Brasil precisa elaborar com urgência um plano de contingência para uma possível crise humanitária de grandes proporções na Venezuela

O Brasil precisa elaborar com urgência um plano de contingência para uma possível crise humanitária de grandes proporções na Venezuela, associada ou não a um conflito armado. A resposta demandará um nível de coordenação sem precedentes, bem maior, por exemplo, do que a realização da Copa e da Olimpíada – eventos de data marcada com ampla antecedência. Envolve, num primeiro momento, os governos federal, de Roraima e Amazonas, ao menos dez municípios em cada um desses Estados, as Forças Armadas, a Polícia Federal, as polícias estaduais, a Defesa Civil, a Vigilância Epidemiológica, Conselhos Tutelares e demais órgãos ligados à saúde e à assistência social.

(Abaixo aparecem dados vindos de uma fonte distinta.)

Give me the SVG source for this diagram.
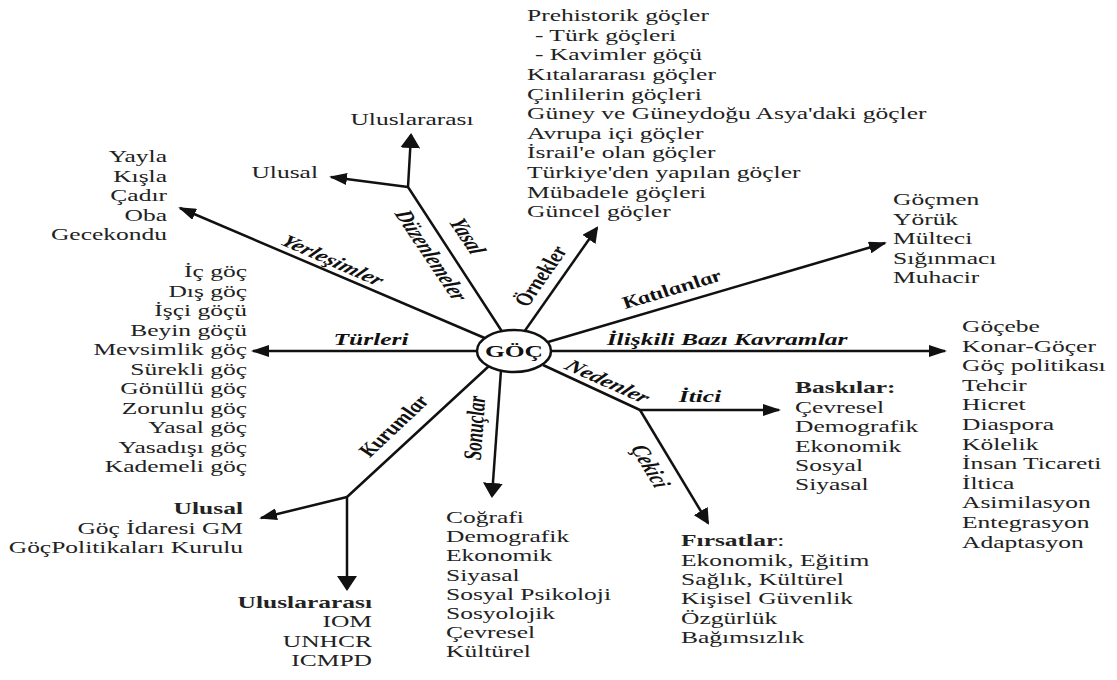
<svg xmlns="http://www.w3.org/2000/svg" width="1117" height="680" viewBox="0 0 1117 680">
<style>
.ln{stroke:#111;stroke-width:2.5;fill:none;stroke-linejoin:round}
.lf{font-family:"Liberation Serif","Times New Roman",serif;font-size:17px;fill:#222}
.lb{font-family:"Liberation Serif","Times New Roman",serif;font-size:17px;font-weight:bold;font-style:italic;fill:#111}
.b{font-weight:bold}
.ctr{font-family:"Liberation Serif","Times New Roman",serif;font-size:17px;font-weight:bold;fill:#111}
</style>
<defs>
<marker id="ah" viewBox="0 0 18 12" markerWidth="18" markerHeight="12" markerUnits="userSpaceOnUse" refX="16" refY="6" orient="auto"><path d="M0,0L18,6L0,12z" fill="#111"/></marker>
<marker id="av" viewBox="0 0 15 20" markerWidth="15" markerHeight="20" markerUnits="userSpaceOnUse" refX="13" refY="10" orient="auto"><path d="M0,0L15,10L0,20z" fill="#111"/></marker>
<marker id="ad" viewBox="0 0 16 16" markerWidth="16" markerHeight="16" markerUnits="userSpaceOnUse" refX="14" refY="8" orient="auto"><path d="M0,0L16,8L0,16z" fill="#111"/></marker>
</defs>
<rect width="1117" height="680" fill="#fff"/>
<g id="connectors">
<path class="ln" d="M480,351 L253,351" marker-end="url(#ah)"/>
<path class="ln" d="M550,351 L945,351" marker-end="url(#ah)"/>
<path class="ln" d="M487,339 L180,208" marker-end="url(#ah)"/>
<path class="ln" d="M503,333 L408,187 L411,135" marker-end="url(#av)"/>
<path class="ln" d="M408,187 L331,177" marker-end="url(#ah)"/>
<path class="ln" d="M524,332 L597,228" marker-end="url(#ad)"/>
<path class="ln" d="M548,342 L885,243" marker-end="url(#ah)"/>
<path class="ln" d="M543,365 L640,410 L779,410" marker-end="url(#ah)"/>
<path class="ln" d="M640,410 L708,523" marker-end="url(#ad)"/>
<path class="ln" d="M501,370 L492,496" marker-end="url(#av)"/>
<path class="ln" d="M489,366 L347,497 L347,589" marker-end="url(#av)"/>
<path class="ln" d="M347,497 L261,518" marker-end="url(#ah)"/>
</g>
<g id="edge-labels">
<g transform="translate(371,0) scale(1.5,1)"><text class="lb" x="0" y="345" text-anchor="middle">Türleri</text></g>
<g transform="translate(727,0) scale(1.5,1)"><text class="lb" x="0" y="345" text-anchor="middle">İlişkili Bazı Kavramlar</text></g>
<g transform="translate(700,0) scale(1.5,1)"><text class="lb" x="0" y="402" text-anchor="middle">İtici</text></g>
<g transform="translate(333,260) scale(1.5,1) rotate(33)"><text class="lb" x="0" y="6" text-anchor="middle">Yerleşimler</text></g>
<g transform="translate(468,236) scale(1.5,1) rotate(65.8)"><text class="lb" x="0" y="6" text-anchor="middle">Yasal</text></g>
<g transform="translate(432,255) scale(1.5,1) rotate(65.8)"><text class="lb" x="0" y="6" text-anchor="middle">Düzenlemeler</text></g>
<g transform="translate(540,276) scale(1.5,1) rotate(-65)"><text class="lb" x="0" y="6" text-anchor="middle">Örnekler</text></g>
<g transform="translate(671,289) scale(1.5,1) rotate(-24)"><text class="lb" x="0" y="6" text-anchor="middle">Katılanlar</text></g>
<g transform="translate(608,381) scale(1.5,1) rotate(33.6)"><text class="lb" x="0" y="6" text-anchor="middle">Nedenler</text></g>
<g transform="translate(651,466) scale(1.5,1) rotate(68.1)"><text class="lb" x="0" y="6" text-anchor="middle">Çekici</text></g>
<g transform="translate(474,428) scale(1.5,1) rotate(-87.2)"><text class="lb" x="0" y="6" text-anchor="middle">Sonuçlar</text></g>
<g transform="translate(393,426) scale(1.5,1) rotate(-54.7)"><text class="lb" x="0" y="6" text-anchor="middle">Kurumlar</text></g>
</g>
<g id="goc">
<ellipse cx="514" cy="351" rx="37" ry="21" fill="#fff" stroke="#111" stroke-width="2.5"/>
<g transform="translate(514,0) scale(1.5,1)"><text class="ctr" x="0" y="357" text-anchor="middle">GÖÇ</text></g>
</g>
<g id="ornekler" transform="translate(527,0) scale(1.5,1)">
<text class="lf" x="0" y="21">Prehistorik göçler</text>
<text class="lf" x="5.3" y="41">- Türk göçleri</text>
<text class="lf" x="5.3" y="60">- Kavimler göçü</text>
<text class="lf" x="0" y="80">Kıtalararası göçler</text>
<text class="lf" x="0" y="100">Çinlilerin göçleri</text>
<text class="lf" x="0" y="119">Güney ve Güneydoğu Asya'daki göçler</text>
<text class="lf" x="0" y="139">Avrupa içi göçler</text>
<text class="lf" x="0" y="158">İsrail'e olan göçler</text>
<text class="lf" x="0" y="178">Türkiye'den yapılan göçler</text>
<text class="lf" x="0" y="198">Mübadele göçleri</text>
<text class="lf" x="0" y="217">Güncel göçler</text>
</g>
<g id="katilanlar" transform="translate(893,0) scale(1.5,1)">
<text class="lf" x="0" y="205">Göçmen</text>
<text class="lf" x="0" y="225">Yörük</text>
<text class="lf" x="0" y="244">Mülteci</text>
<text class="lf" x="0" y="264">Sığınmacı</text>
<text class="lf" x="0" y="283">Muhacir</text>
</g>
<g id="kavramlar" transform="translate(962,0) scale(1.5,1)">
<text class="lf" x="0" y="332">Göçebe</text>
<text class="lf" x="0" y="352">Konar-Göçer</text>
<text class="lf" x="0" y="371">Göç politikası</text>
<text class="lf" x="0" y="391">Tehcir</text>
<text class="lf" x="0" y="410">Hicret</text>
<text class="lf" x="0" y="430">Diaspora</text>
<text class="lf" x="0" y="450">Kölelik</text>
<text class="lf" x="0" y="469">İnsan Ticareti</text>
<text class="lf" x="0" y="489">İltica</text>
<text class="lf" x="0" y="508">Asimilasyon</text>
<text class="lf" x="0" y="528">Entegrasyon</text>
<text class="lf" x="0" y="548">Adaptasyon</text>
</g>
<g id="yerlesimler" transform="translate(167,0) scale(1.5,1)">
<text class="lf" x="0" y="162" text-anchor="end">Yayla</text>
<text class="lf" x="0" y="182" text-anchor="end">Kışla</text>
<text class="lf" x="0" y="201" text-anchor="end">Çadır</text>
<text class="lf" x="0" y="221" text-anchor="end">Oba</text>
<text class="lf" x="0" y="240" text-anchor="end">Gecekondu</text>
</g>
<g id="turleri" transform="translate(247,0) scale(1.5,1)">
<text class="lf" x="0" y="277" text-anchor="end">İç göç</text>
<text class="lf" x="0" y="297" text-anchor="end">Dış göç</text>
<text class="lf" x="0" y="316" text-anchor="end">İşçi göçü</text>
<text class="lf" x="0" y="336" text-anchor="end">Beyin göçü</text>
<text class="lf" x="0" y="355" text-anchor="end">Mevsimlik göç</text>
<text class="lf" x="0" y="375" text-anchor="end">Sürekli göç</text>
<text class="lf" x="0" y="394" text-anchor="end">Gönüllü göç</text>
<text class="lf" x="0" y="414" text-anchor="end">Zorunlu göç</text>
<text class="lf" x="0" y="433" text-anchor="end">Yasal göç</text>
<text class="lf" x="0" y="453" text-anchor="end">Yasadışı göç</text>
<text class="lf" x="0" y="472" text-anchor="end">Kademeli göç</text>
</g>
<g id="yasal-uluslararasi" transform="translate(412,0) scale(1.5,1)">
<text class="lf" x="0" y="125" text-anchor="middle">Uluslararası</text>
</g>
<g id="yasal-ulusal" transform="translate(318,0) scale(1.5,1)">
<text class="lf" x="0" y="178" text-anchor="end">Ulusal</text>
</g>
<g id="kurum-ulusal" transform="translate(243,0) scale(1.5,1)">
<text class="lf b" x="0" y="514" text-anchor="end">Ulusal</text>
<text class="lf" x="0" y="534" text-anchor="end">Göç İdaresi GM</text>
<text class="lf" x="0" y="553" text-anchor="end">GöçPolitikaları Kurulu</text>
</g>
<g id="kurum-uluslararasi" transform="translate(372,0) scale(1.5,1)">
<text class="lf b" x="0" y="608" text-anchor="end">Uluslararası</text>
<text class="lf" x="0" y="627" text-anchor="end">IOM</text>
<text class="lf" x="0" y="647" text-anchor="end">UNHCR</text>
<text class="lf" x="0" y="666" text-anchor="end">ICMPD</text>
</g>
<g id="sonuclar" transform="translate(446,0) scale(1.5,1)">
<text class="lf" x="0" y="523">Coğrafi</text>
<text class="lf" x="0" y="542">Demografik</text>
<text class="lf" x="0" y="561">Ekonomik</text>
<text class="lf" x="0" y="581">Siyasal</text>
<text class="lf" x="0" y="600">Sosyal Psikoloji</text>
<text class="lf" x="0" y="619">Sosyolojik</text>
<text class="lf" x="0" y="638">Çevresel</text>
<text class="lf" x="0" y="657">Kültürel</text>
</g>
<g id="baskilar" transform="translate(795,0) scale(1.5,1)">
<text class="lf b" x="0" y="393">Baskılar:</text>
<text class="lf" x="0" y="413">Çevresel</text>
<text class="lf" x="0" y="432">Demografik</text>
<text class="lf" x="0" y="452">Ekonomik</text>
<text class="lf" x="0" y="471">Sosyal</text>
<text class="lf" x="0" y="490">Siyasal</text>
</g>
<g id="firsatlar" transform="translate(681,0) scale(1.5,1)">
<text class="lf" x="0" y="546"><tspan class="b">Fırsatlar</tspan>:</text>
<text class="lf" x="0" y="566">Ekonomik, Eğitim</text>
<text class="lf" x="0" y="585">Sağlık, Kültürel</text>
<text class="lf" x="0" y="604">Kişisel Güvenlik</text>
<text class="lf" x="0" y="624">Özgürlük</text>
<text class="lf" x="0" y="643">Bağımsızlık</text>
</g>
</svg>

A situação na Venezuela entrou em nova fase, a partir da decisão do Conselho Nacional Eleitoral, controlado pelo governo, de impedir a realização neste ano do referendo revogatório do mandato do presidente Nicolás Maduro. No ano que vem, o mandato presidencial terá ultrapassado a metade e, mesmo que os eleitores votem pela saída do presidente, como preveem as pesquisas, não se realizarão novas eleições. O presidente será substituído pelo seu vice, por ele nomeado – atualmente, Aristóbulo Istúriz, tão chavista quanto Maduro. A oposição não aceita essa manobra.

Os manifestantes criticam a suspensão do referendo revogatório do mandato de Maduro | REUTERS/ Christian Veron

A Assembleia Nacional, dominada pela oposição, abriu um julgamento contra Maduro. Mas o presidente é protegido pelo Tribunal Supremo de Justiça, controlado pelos chavistas, que anula as decisões da Assembleia. Centenas de milhares de pessoas se manifestaram na quarta-feira nas principais cidades do país a favor do referendo neste ano e da saída do presidente. “Se nos roubam o direito de votar, passamos a outra etapa na Venezuela”, sentenciou o principal líder da oposição, Henrique Capriles.

Diante da convocação de greve geral para a última sexta-feira, Diosdado Cabello, vice-presidente do governista Partido Socialista Unido da Venezuela, afirmou: “Conversei sobre isso com o presidente. Empresa que pare, empresa que será tomada pelos trabalhadores e pelas Forças Armadas.”

Na quinta-feira, a oposição pretende realizar nova marcha, dessa vez até o Palácio de Miraflores, para supostamente entregar a Maduro o comunicado de sua destituição pelo Parlamento. Desde a tentativa de golpe contra Hugo Chávez, em abril de 2002, as cercanias do palácio se tornaram domínio dos chavistas. Eu estava lá naquela época, e em muitos outros momentos conturbados na Venezuela, e presenciei a ação de milicianos, que chegam em motos, com walkie-talkies, cassetetes e pistolas, para transformar manifestações pacíficas em distúrbios violentos, e assim justificar a repressão pela Guarda Nacional Bolivariana.

Igualmente explosivo é o conflito entre forças policiais municipais e estaduais, controladas pela oposição, e as forças de segurança federais. As Forças Armadas “Bolivarianas” foram politizadas por Chávez, que expurgou os oficiais que não lhe pareciam leais.

Premida pela falta de moeda forte, a Venezuela tem três taxas de câmbio. O governo decide quem pode transacionar com o dólar a 10 bolívares (taxa administrada) e vender a 658 (flutuante) ou a 1.417 (paralelo). Essas faixas geram enormes lucros para os oficiais, que foram colocados pelo governo nos negócios de importação e distribuição. Assim, as Forças Armadas têm motivos políticos e econômicos para impedir a alternância de poder. Nos bairros pobres, a distribuição está a cargo de militantes chavistas, e muitos moradores se queixam de não receber as cestas básicas por não serem governistas.

O colapso do abastecimento, do emprego e da renda só não produziu uma explosão social e uma fuga em massa dos venezuelanos para os países vizinhos porque deu origem a uma nova ocupação que permite a sobrevivência dos pobres: os bachaqueros (o nome vem da formiga tanajura, que carrega carga), que pegam imensas filas ou atuam no contrabando, para revender os produtos para quem tem algum dinheiro.

Conforme a crise se agrava, com o esgotamento das reservas cambiais, essa válvula de escape está se fechando. Daí a entrada de 30 mil venezuelanos em Roraima, desde o início do ano passado. Conforme o Estado mostrou em reportagem há duas semanas, muitos dormem nas ruas de Pacaraima, na fronteira, e da capital, Boa Vista, não encontrando trabalho e sobrecarregando serviços públicos, já em colapso pelo corte de verbas federais.

Essa onda de migrantes tende a aumentar. Pode se transformar em avalanche humana em um cenário, muito provável, de aumento das manifestações, violenta repressão e confrontos com o governo, conduzindo ou não a um conflito armado em grande escala. O Brasil não está preparado para isso. Improvisar seria desastroso. Basta ver a Europa.